The winner actually got a cover, an opinion piece, a methods paper and a results paper. And an entire suite of tools was generated (even from outside medicine) for others attaching the problem - the winning entry was from the lab that invented the mp3 codec.

If you have an open player in the market, it changes and improves the market.Less immoral. Less asshole-y.

So we need to think about our practice - how do we govern open platforms? How do we design and cost them? Willbanks felt that the biggest challenge the open movement faced was platform design, to drive engagement. The iPhone was not designed around the idea of a closed ecosystem - it was designed around value to the user.

With an open platform, you are not just a buyer or a seller. You are a citizen. You are a member. And good design means you are the priority.

Licenses like BY and 0 give users more value. And a winning design can embed this into places where open had not been previously considered. He gave the example of informed consent (which reminded me of early UK work on the consent commons), claiming that better designed forms would make it easier to find research participants, allowing for larger scale (and thus more probabilistically confident findings).

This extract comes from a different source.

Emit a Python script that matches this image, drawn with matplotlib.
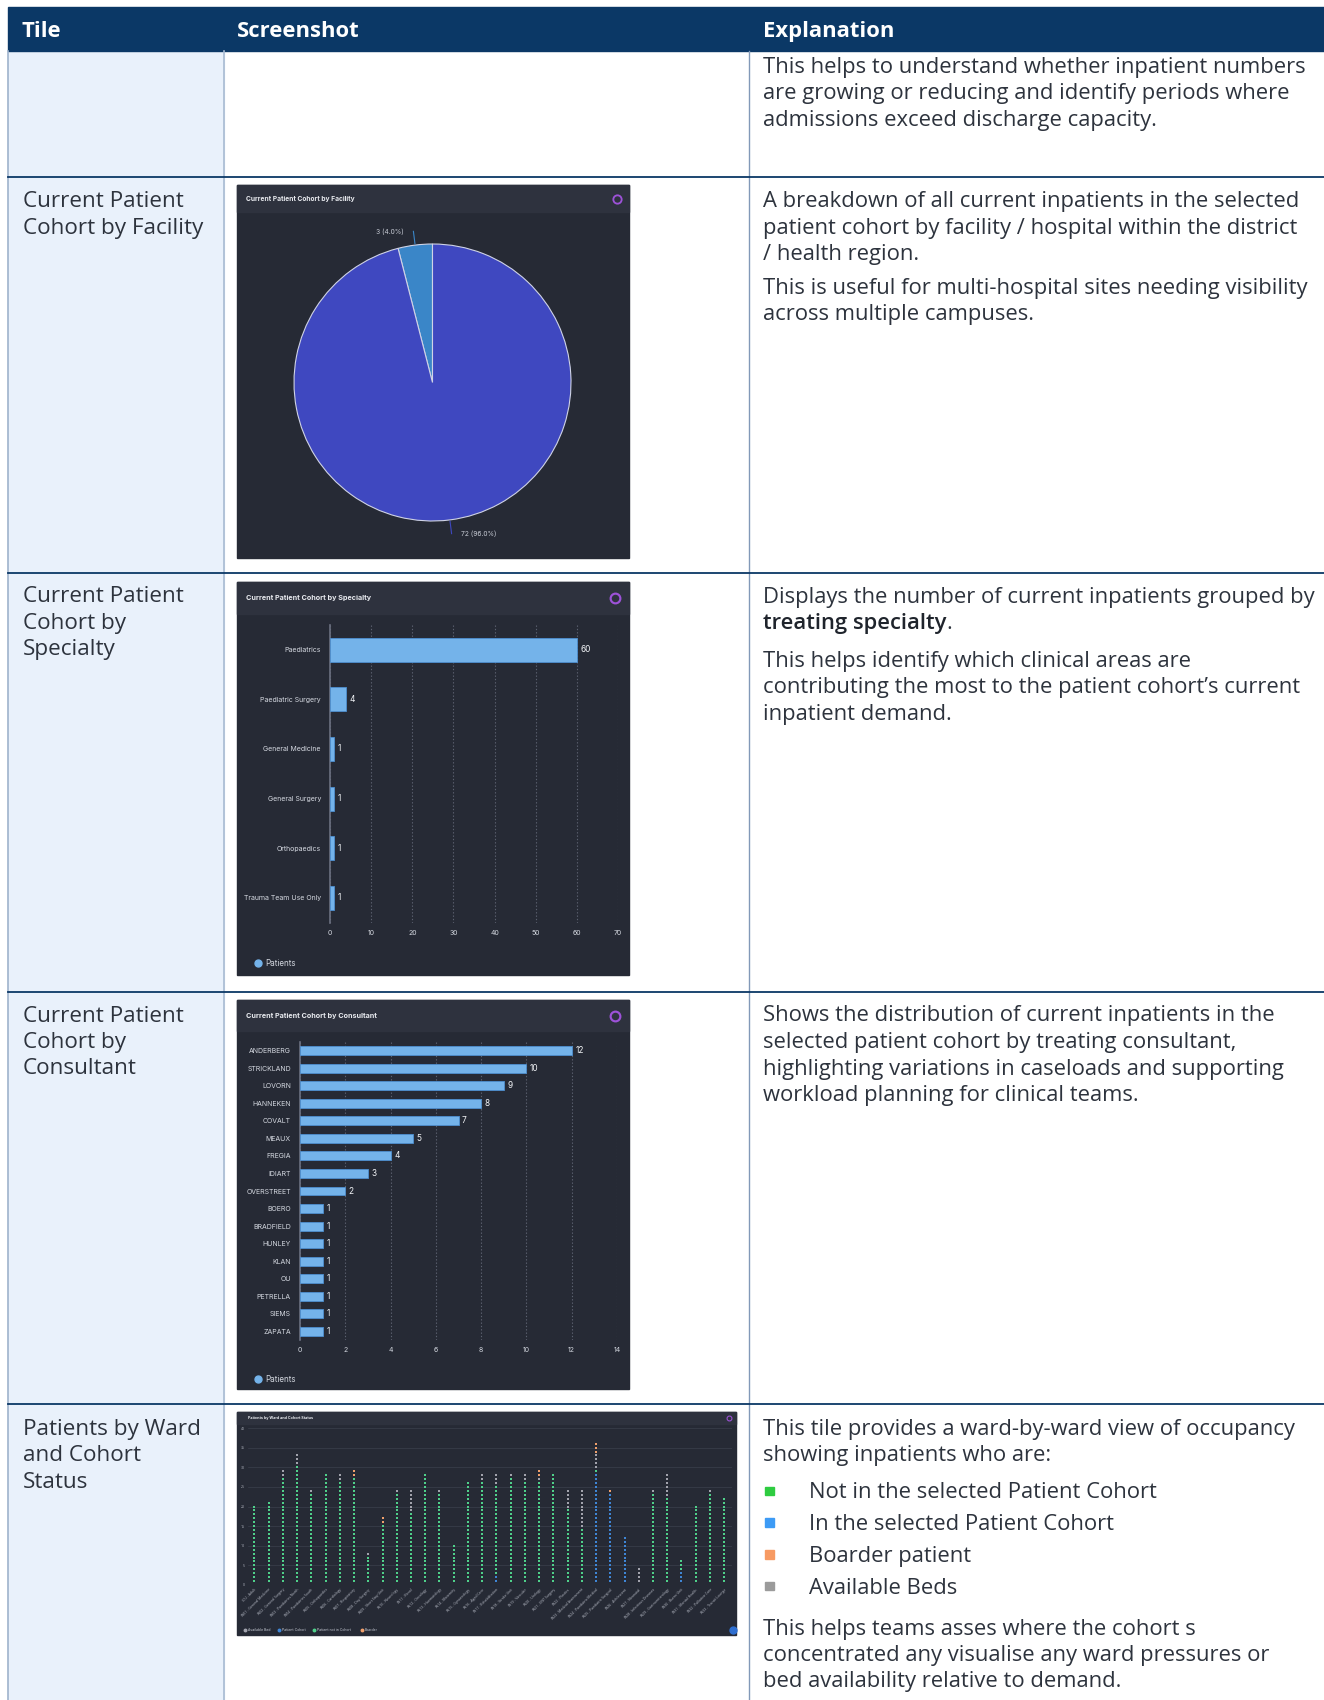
import numpy as np
import matplotlib
matplotlib.use("Agg")
import matplotlib.pyplot as plt
from matplotlib.patches import Rectangle

plt.rcParams['font.family'] = ['Open Sans', 'DejaVu Sans']

W, H = 1324, 1700

# ── Data ──

facility_values = [3, 72]
facility_colors = ['#3a86c8', '#3f48c0']

specialties = ['Paediatrics', 'Paediatric Surgery', 'General Medicine',
               'General Surgery', 'Orthopaedics', 'Trauma Team Use Only']
specialty_patients = [60, 4, 1, 1, 1, 1]

consultants = ['ANDERBERG', 'STRICKLAND', 'LOVORN', 'HANNEKEN', 'COVALT', 'MEAUX',
               'FREGIA', 'IDIART', 'OVERSTREET', 'BOERO', 'BRADFIELD', 'HUNLEY',
               'KLAN', 'OU', 'PETRELLA', 'SIEMS', 'ZAPATA']
consultant_patients = [12, 10, 9, 8, 7, 5, 4, 3, 2, 1, 1, 1, 1, 1, 1, 1, 1]

wards = ['ICU - Adult', 'W01 - General Medicine', 'W02 - General Surgery', 'W03 - Paediatrics North',
         'W04 - Paediatrics South', 'W05 - Orthopaedics', 'W06 - Cardiology', 'W07 - Respiratory',
         'W08 - Day Surgery', 'W09 - Short Stay Unit', 'W10 - Neurology', 'W11 - Renal',
         'W12 - Oncology', 'W13 - Haematology', 'W14 - Maternity', 'W15 - Gynaecology',
         'W16 - Aged Care', 'W17 - Rehabilitation', 'W18 - Stroke Unit', 'W19 - Vascular',
         'W20 - Urology', 'W21 - ENT Surgery', 'W22 - Plastics', 'W23 - Medical Assessment',
         'W24 - Paediatric Medical', 'W25 - Paediatric Surgical', 'W26 - Adolescent',
         'W27 - Neonatal', 'W28 - Infectious Diseases', 'W29 - Gastroenterology',
         'W30 - Burns Unit', 'W31 - Mental Health', 'W32 - Palliative Care', 'W33 - Transit Lounge']
ward_cohort = [0, 0, 0, 0, 0, 0, 0, 0, 0, 0, 0, 0, 0, 0, 0, 0, 0, 2, 0, 0, 0, 0, 0, 0,
               28, 23, 12, 0, 0, 0, 3, 0, 0, 0]
ward_not_cohort = [20, 21, 27, 30, 23, 28, 26, 27, 7, 15, 23, 18, 28, 23, 10, 26, 26, 23,
                   27, 26, 26, 28, 19, 14, 1, 0, 0, 0, 23, 22, 3, 20, 23, 22]
ward_available = [0, 0, 2, 3, 1, 0, 2, 0, 1, 0, 1, 6, 0, 1, 0, 0, 2, 3, 1, 2, 1, 0, 5, 10,
                  4, 0, 0, 4, 1, 6, 0, 0, 1, 0]
ward_boarder = [0, 0, 0, 0, 0, 0, 0, 2, 0, 2, 0, 0, 0, 0, 0, 0, 0, 0, 0, 0, 2, 0, 0, 0,
                3, 1, 0, 0, 0, 0, 0, 0, 0, 0]
ward_status = ['Patient Cohort', 'Patient not in Cohort', 'Available Bed', 'Boarder']
ward_colors = ['#3f86d6', '#4fd08a', '#a2a3ad', '#f0a06c']

# ── Page text ──

row_tiles = [
    [],
    ['Current Patient', 'Cohort by Facility'],
    ['Current Patient', 'Cohort by', 'Specialty'],
    ['Current Patient', 'Cohort by', 'Consultant'],
    ['Patients by Ward', 'and Cohort', 'Status'],
]
expl_row0 = ['This helps to understand whether inpatient numbers',
             'are growing or reducing and identify periods where',
             'admissions exceed discharge capacity.']
expl_row1a = ['A breakdown of all current inpatients in the selected',
              'patient cohort by facility / hospital within the district',
              '/ health region.']
expl_row1b = ['This is useful for multi-hospital sites needing visibility',
              'across multiple campuses.']
expl_row2b = ['This helps identify which clinical areas are',
              'contributing the most to the patient cohort\u2019s current',
              'inpatient demand.']
expl_row3 = ['Shows the distribution of current inpatients in the',
             'selected patient cohort by treating consultant,',
             'highlighting variations in caseloads and supporting',
             'workload planning for clinical teams.']
expl_row4a = ['This tile provides a ward-by-ward view of occupancy',
              'showing inpatients who are:']
bullet_labels = ['Not in the selected Patient Cohort', 'In the selected Patient Cohort',
                 'Boarder patient', 'Available Beds']
bullet_colors = ['#2ecc40', '#3d9bf5', '#f79a62', '#9b9b9b']
expl_row4b = ['This helps teams asses where the cohort s',
              'concentrated any visualise any ward pressures or',
              'bed availability relative to demand.']

NAVY = '#0b3866'
TXT = '#2d333d'
PANEL = '#262a35'
PANEL_BAR = '#2e323e'
FS = 15.8
FS_TILE = 16.2
LH = 26.5
DY = 2  # small downward nudge of page text
CHART_FONT = ['Inter', 'DejaVu Sans']


def px_axes(fig, x0, y0, x1, y1):
    return fig.add_axes([x0 / W, 1 - y1 / H, (x1 - x0) / W, (y1 - y0) / H])


def text_block(ax, x, y, lines, fs=FS, **kw):
    for i, line in enumerate(lines):
        ax.text(x, y + DY + i * LH, line, fontsize=fs, color=TXT, va='center', ha='left', **kw)


def panel(ax, x0, y0, x1, y1, bar_h, title, title_fs, icon_ms):
    ax.add_patch(Rectangle((x0, y0), x1 - x0, y1 - y0, color=PANEL, zorder=2))
    ax.add_patch(Rectangle((x0, y0), x1 - x0, bar_h, color=PANEL_BAR, zorder=2))
    ax.text(x0 + (x1 - x0) * 0.022, y0 + bar_h / 2, title, fontsize=title_fs, color='#e8eaef',
            fontweight='bold', va='center', zorder=3, family=CHART_FONT)
    ax.plot(x1 - 14 * icon_ms / 7, y0 + bar_h / 2, 'o', ms=icon_ms, mfc='none', mec='#9d52d8',
            mew=icon_ms / 4.5, zorder=3)


def hbar_chart(ax, labels, values, xmax, step, bar_h, label_pad):
    y = np.arange(len(labels))
    ax.barh(y, values, height=bar_h, color='#74b3ea', edgecolor='#4d8fd0', linewidth=0.6, zorder=3)
    ax.set_xlim(0, xmax)
    ax.set_ylim(len(labels) - 0.5, -0.5)
    ax.set_xticks(np.arange(0, xmax + 1, step))
    ax.set_yticks(y, labels)
    for s in ['top', 'right', 'bottom']:
        ax.spines[s].set_visible(False)
    ax.spines['left'].set_color('#6b7080')
    ax.spines['left'].set_linewidth(1.2)
    ax.grid(axis='x', color='#5c6170', linestyle=(0, (1.2, 1.8)), lw=0.8)
    ax.tick_params(length=0, colors='#d4d8e0', labelsize=5)
    ax.tick_params(axis='y', pad=label_pad)
    ax.tick_params(axis='x', pad=5)
    for lab in ax.get_xticklabels() + ax.get_yticklabels():
        lab.set_family(CHART_FONT)
    for yi, v in zip(y, values):
        ax.annotate(str(v), (v, yi), xytext=(2.5, 0), textcoords='offset points',
                    va='center', color='#f2f4f7', fontsize=6, family=CHART_FONT)
    ax.set_facecolor('none')


fig = plt.figure(figsize=(W / 100, H / 100), dpi=100)
page = fig.add_axes([0, 0, 1, 1])
page.set_xlim(0, W)
page.set_ylim(H, 0)
page.axis('off')

# ── Table frame ──
row_lines = [177, 573, 992, 1404]
col_tile, col_shot = 224, 749
page.add_patch(Rectangle((8, 51), col_tile - 8, H - 51, color='#e9f1fb', zorder=0))
page.add_patch(Rectangle((8, 7), W - 8, 44, color=NAVY, zorder=1))
page.plot([8, 8], [51, H], color='#9fb3cc', lw=1.2, zorder=1)
page.plot([col_tile, col_tile], [51, H], color='#a8bad2', lw=1.2, zorder=1)
page.plot([col_shot, col_shot], [51, H], color='#8299b8', lw=1.0, zorder=1)
for yl in row_lines:
    page.plot([8, W], [yl, yl], color=NAVY, lw=1.3, zorder=1)

for x, lab in [(22, 'Tile'), (237, 'Screenshot'), (763, 'Explanation')]:
    page.text(x, 29.5 + DY, lab, fontsize=FS, color='white', fontweight='bold', va='center')

tile_y = [None, 199.5, 595, 1014, 1427]
for lines, ty in zip(row_tiles, tile_y):
    if lines:
        text_block(page, 23, ty, lines, fs=FS_TILE)

XE = 763
text_block(page, XE, 65, expl_row0)
text_block(page, XE, 199.5, expl_row1a)
text_block(page, XE, 286, expl_row1b)
text_block(page, XE, 595, ['Displays the number of current inpatients grouped by'])
bold = page.text(XE, 595 + DY + LH, 'treating specialty', fontsize=FS, color='#1f242c',
                 fontweight='semibold', va='center')
page.annotate('.', xy=(1, 0), xycoords=bold, va='bottom', ha='left', fontsize=FS, color=TXT)
text_block(page, XE, 659, expl_row2b)
text_block(page, XE, 1014, expl_row3)
text_block(page, XE, 1427, expl_row4a)
for i, (lab, c) in enumerate(zip(bullet_labels, bullet_colors)):
    yb = 1491 + i * 31.8
    page.add_patch(Rectangle((765, yb - 4.5), 8.5, 8.5, color=c, zorder=3))
    page.text(809, yb + DY, lab, fontsize=FS, color=TXT, va='center')
text_block(page, XE, 1627, expl_row4b)

# ── Panels ──
panel(page, 237, 185, 629, 558, 27, 'Current Patient Cohort by Facility', 4.8, 6)
panel(page, 237, 582, 629, 975, 32, 'Current Patient Cohort by Specialty', 5.2, 7)
panel(page, 237, 1000, 629, 1389, 31, 'Current Patient Cohort by Consultant', 5.2, 7)
panel(page, 237, 1412, 736, 1635, 12, 'Patients by Ward and Cohort Status', 2.7, 3.5)

# legends drawn on the page
for lx, ly in [(258, 963), (258, 1379)]:
    page.plot(lx, ly, 'o', ms=5, color='#74b3ea', zorder=3)
    page.text(lx + 7, ly, 'Patients', fontsize=5.8, color='#d4d8e0', va='center', zorder=3,
              family=CHART_FONT)
lx = 245
for lab, c in zip(['Available Bed', 'Patient Cohort', 'Patient not in Cohort', 'Boarder'],
                  [ward_colors[2], ward_colors[0], ward_colors[1], ward_colors[3]]):
    page.plot(lx, 1630, 'o', ms=1.8, color=c, zorder=3)
    page.text(lx + 3, 1630, lab, fontsize=2.5, color='#c8ccd6', va='center', zorder=3,
              family=CHART_FONT)
    lx += 3 + len(lab) * 1.75 + 8
page.plot(733, 1630, 'o', ms=5, color='#2f6fd0', zorder=3)

# ── Pie ──
ax = px_axes(fig, 294, 244, 571, 521)
wedges, _ = ax.pie(facility_values, colors=facility_colors, startangle=90, counterclock=True,
                   wedgeprops=dict(edgecolor='#cfd3e6', linewidth=0.8))
ax.set_xlim(-1, 1)
ax.set_ylim(-1, 1)
total = sum(facility_values)
for w, v in zip(wedges, facility_values):
    ang = np.deg2rad((w.theta1 + w.theta2) / 2)
    cx, cy = np.cos(ang), np.sin(ang)
    ax.plot([1.01 * cx, 1.1 * cx], [1.01 * cy, 1.1 * cy], color=w.get_facecolor(), lw=0.8,
            clip_on=False)
    side = 1 if cx > 0 else -1
    ax.annotate(f'{v} ({v / total * 100:.1f}%)', (1.1 * cx, 1.1 * cy),
                xytext=(side * 7, 0), textcoords='offset points',
                ha='left' if side > 0 else 'right', va='center',
                fontsize=4.8, color='#c8ccd6', annotation_clip=False, family=CHART_FONT)

# ── Specialty ──
ax = px_axes(fig, 330, 625, 618, 922.6)
hbar_chart(ax, specialties, specialty_patients, 70, 10, 0.48, 6.5)

# ── Consultant ──
ax = px_axes(fig, 300, 1042, 617, 1340)
hbar_chart(ax, consultants, consultant_patients, 14, 2, 0.51, 6.5)

# ── Ward ──
ax = px_axes(fig, 248, 1428, 732, 1585)
ax.set_facecolor('none')
x = np.arange(len(wards))
stacks = [ward_cohort, ward_not_cohort, ward_available, ward_boarder]
base = np.zeros(len(wards), dtype=int)
for counts, c, lab in zip(stacks, ward_colors, ward_status):
    xs, ys = [], []
    for xi, b, n in zip(x, base, counts):
        xs += [xi] * n
        ys += list(range(b + 1, b + n + 1))
    ax.scatter(xs, ys, marker='s', s=3.3, color=c, linewidths=0, label=lab, zorder=3)
    base = base + np.array(counts)
ax.set_xlim(-0.45, 33.55)
ax.set_ylim(0, 40)
ax.set_yticks(np.arange(0, 41, 5))
ax.set_xticks(x, wards, rotation=45, ha='right', rotation_mode='anchor')
ax.grid(axis='y', color='#3b404d', lw=0.5)
for s in ax.spines.values():
    s.set_visible(False)
ax.tick_params(length=0, colors='#b9bdc8', labelsize=2.5, pad=2)

fig.savefig('out.png', dpi=100)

This led to collections of noun, verb and sentence icons and animations, and storyboard templates, put into the public domain. Allowing the simple creation of stories that can properly inform consent. Using mobile technology and sensors to gather and analyse research data (for example gyroscopic sensors to measure hand tremors in Parkinsons patients).

As a fully open tool, these informed consent approaches can be used in a variety of contexts. Allowing other people to do things that the product creators cannot do, or had not considered. Again, an open method creates more value. Economic value, educational value.

In probability, adding more data refines the model. But what we "know" becomes less stable as more data is added, so pedagogy needs to change to reflect this emerging ontological instability. So the right to reuse becomes the right to be current, and to get better, and to create value.

And value is not just economic in open systems - it is social value and knowledge value.